Return the records that follow unaltered. Omit every picture.

## A run of records
---+---

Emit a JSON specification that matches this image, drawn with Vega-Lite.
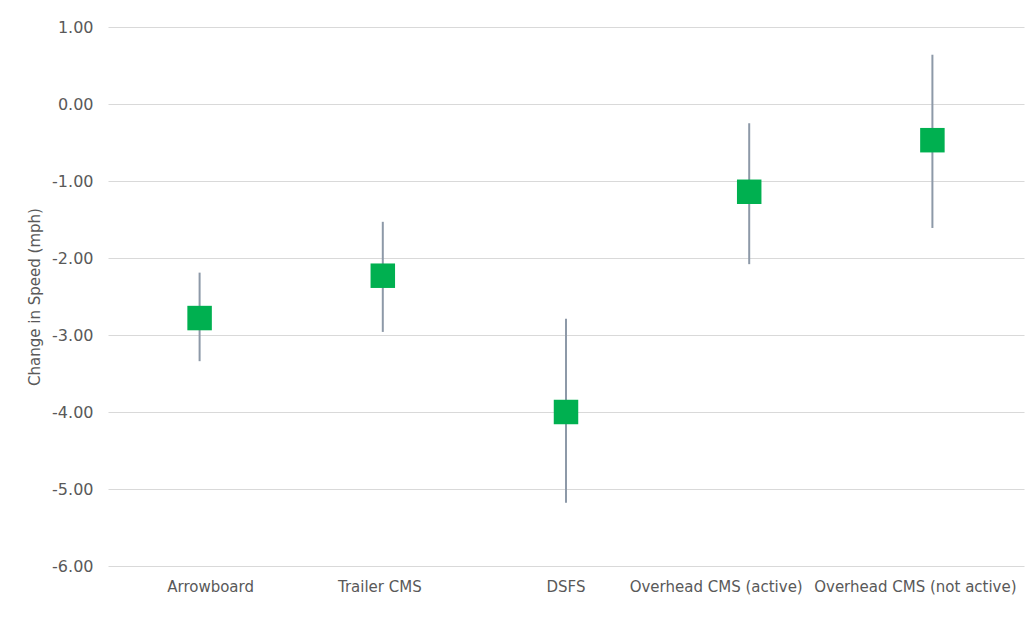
{
  "$schema": "https://vega.github.io/schema/vega-lite/v6.json",
  "width": 916,
  "height": 539,
  "autosize": "none",
  "padding": {"left": 108, "top": 27, "right": 2, "bottom": 73},
  "background": "white",
  "config": {
    "view": {"stroke": null},
    "font": "DejaVu Sans"
  },
  "data": {
    "values": [
      {"category": "Arrowboard", "mean": -2.78, "low": -3.34, "high": -2.19},
      {"category": "Trailer CMS", "mean": -2.23, "low": -2.96, "high": -1.53},
      {"category": "DSFS", "mean": -4.0, "low": -5.18, "high": -2.79},
      {"category": "Overhead CMS (active)", "mean": -1.14, "low": -2.08, "high": -0.25},
      {"category": "Overhead CMS (not active)", "mean": -0.47, "low": -1.61, "high": 0.64}
    ]
  },
  "encoding": {
    "x": {
      "field": "category",
      "type": "nominal",
      "sort": null,
      "scale": {"paddingInner": 0, "paddingOuter": 0},
      "axis": {
        "title": null,
        "labelAngle": 0,
        "labelFont": "DejaVu Sans",
        "labelFontSize": 15,
        "labelColor": "#595959",
        "labelPadding": 13,
        "labelLimit": 0,
        "labelOverlap": false,
        "labelBound": false,
        "labelOffset": {
          "condition": [
            {"test": "datum.value === 'Arrowboard'", "value": 11},
            {"test": "datum.value === 'Trailer CMS'", "value": -3},
            {"test": "datum.value === 'Overhead CMS (active)'", "value": -33},
            {"test": "datum.value === 'Overhead CMS (not active)'", "value": -17}
          ],
          "value": 0
        },
        "ticks": false,
        "domain": false,
        "grid": false
      }
    }
  },
  "layer": [
    {
      "mark": {"type": "rule", "color": "#8D99A8", "strokeWidth": 2},
      "encoding": {
        "y": {
          "field": "low",
          "type": "quantitative",
          "scale": {"domain": [-6, 1], "nice": false, "zero": false},
          "axis": {
            "title": "Change in Speed (mph)",
            "titleFont": "DejaVu Sans",
            "titleFontSize": 15,
            "titleFontWeight": "normal",
            "titleColor": "#595959",
            "titlePadding": 9,
            "values": [-6, -5, -4, -3, -2, -1, 0, 1],
            "labelExpr": "replace(format(datum.value, '.2f'), '\u2212', '-')",
            "labelFont": "DejaVu Sans",
            "labelFontSize": 16,
            "labelColor": "#595959",
            "labelPadding": 15,
            "ticks": false,
            "domain": false,
            "grid": true,
            "gridColor": "#D9D9D9",
            "gridWidth": 1
          }
        },
        "y2": {"field": "high"}
      }
    },
    {
      "mark": {"type": "point", "shape": "square", "filled": true, "color": "#00B050", "opacity": 1, "size": 600},
      "encoding": {
        "y": {"field": "mean", "type": "quantitative"}
      }
    }
  ]
}
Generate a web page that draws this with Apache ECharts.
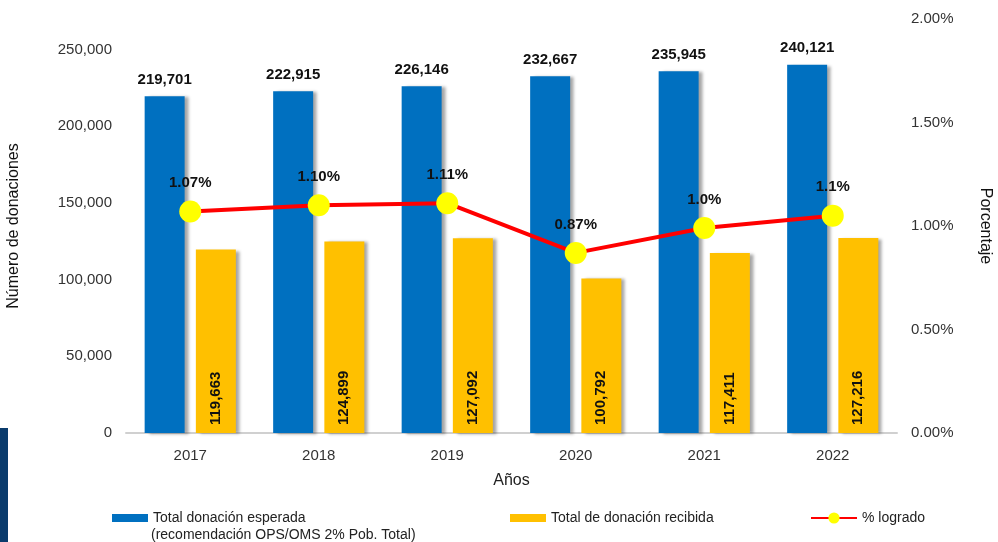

---+---

## Task solution
Emit a JSON specification that matches this image, drawn with Vega-Lite.
{
  "$schema": "https://vega.github.io/schema/vega-lite/v6.json",
  "width": 916,
  "height": 539,
  "autosize": "none",
  "padding": {"left": 108, "top": 27, "right": 2, "bottom": 73},
  "background": "white",
  "config": {
    "view": {"stroke": null},
    "font": "DejaVu Sans"
  },
  "data": {
    "values": [
      {"category": "Arrowboard", "mean": -2.78, "low": -3.34, "high": -2.19},
      {"category": "Trailer CMS", "mean": -2.23, "low": -2.96, "high": -1.53},
      {"category": "DSFS", "mean": -4.0, "low": -5.18, "high": -2.79},
      {"category": "Overhead CMS (active)", "mean": -1.14, "low": -2.08, "high": -0.25},
      {"category": "Overhead CMS (not active)", "mean": -0.47, "low": -1.61, "high": 0.64}
    ]
  },
  "encoding": {
    "x": {
      "field": "category",
      "type": "nominal",
      "sort": null,
      "scale": {"paddingInner": 0, "paddingOuter": 0},
      "axis": {
        "title": null,
        "labelAngle": 0,
        "labelFont": "DejaVu Sans",
        "labelFontSize": 15,
        "labelColor": "#595959",
        "labelPadding": 13,
        "labelLimit": 0,
        "labelOverlap": false,
        "labelBound": false,
        "labelOffset": {
          "condition": [
            {"test": "datum.value === 'Arrowboard'", "value": 11},
            {"test": "datum.value === 'Trailer CMS'", "value": -3},
            {"test": "datum.value === 'Overhead CMS (active)'", "value": -33},
            {"test": "datum.value === 'Overhead CMS (not active)'", "value": -17}
          ],
          "value": 0
        },
        "ticks": false,
        "domain": false,
        "grid": false
      }
    }
  },
  "layer": [
    {
      "mark": {"type": "rule", "color": "#8D99A8", "strokeWidth": 2},
      "encoding": {
        "y": {
          "field": "low",
          "type": "quantitative",
          "scale": {"domain": [-6, 1], "nice": false, "zero": false},
          "axis": {
            "title": "Change in Speed (mph)",
            "titleFont": "DejaVu Sans",
            "titleFontSize": 15,
            "titleFontWeight": "normal",
            "titleColor": "#595959",
            "titlePadding": 9,
            "values": [-6, -5, -4, -3, -2, -1, 0, 1],
            "labelExpr": "replace(format(datum.value, '.2f'), '\u2212', '-')",
            "labelFont": "DejaVu Sans",
            "labelFontSize": 16,
            "labelColor": "#595959",
            "labelPadding": 15,
            "ticks": false,
            "domain": false,
            "grid": true,
            "gridColor": "#D9D9D9",
            "gridWidth": 1
          }
        },
        "y2": {"field": "high"}
      }
    },
    {
      "mark": {"type": "point", "shape": "square", "filled": true, "color": "#00B050", "opacity": 1, "size": 600},
      "encoding": {
        "y": {"field": "mean", "type": "quantitative"}
      }
    }
  ]
}
Generate a web page that draws this with Apache ECharts.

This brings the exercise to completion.